Are you in the middle of a marathoning NaNoWriMo writing session? Or just enjoying watching your Facebook friends struggle to meet some sort of almost impossible word goal for the month while you decide to purposefully not write anything in November, not even Tweet? Or maybe you’re just tired of reading about me talking about writing so often (if that’s the case, you’re reading the wrong blog, sweetheart). No matter what your situation is I have some links to share that might get you through your writing slump and back into the marathon.
Why Sara Zarr is inspired by failure
The creative process, and the creative life, is mostly full of moments between the idea and the being done, the spark and the blazing fire, the shimmering magic and the finished piece. We’re always living in the gap between our vision of what could be and what might be, and what is.
Don’t Avoid Painful Writing
We must reveal that part of ourselves that we’d rather hide. But this is the part of you we’re all longing to see.
Learn From The Greats: 7 Writing Habits of Amazing Writers
6. James Joyce. In the pantheon of great writers of the last century, Joyce looms large. And while more prolific writers set themselves a word or page limit, Joyce prided himself in taking his time with each sentence. A famous story has a friend asking Joyce in the street if he’d had a good day writing. Yes, Joyce replied happily. How much had he written? Three sentences, Joyce told him.

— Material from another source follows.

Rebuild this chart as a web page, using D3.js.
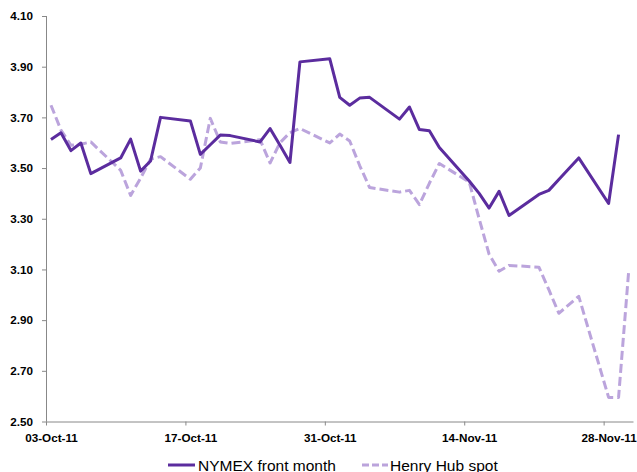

How to Flourish in Your Writing
Always have great kindness for yourself. Look over your shoulder: there is no one there. No one cares if you write. It has to come from you, from your effort. There is no hierarchy in writing; you elbow your way into the lineage by your human effort. It is democratic and should be in the declaration of independence—the right to liberty, justice, the pursuit of happiness, and writing. Only human beings write. Clouds don’t, ants don’t.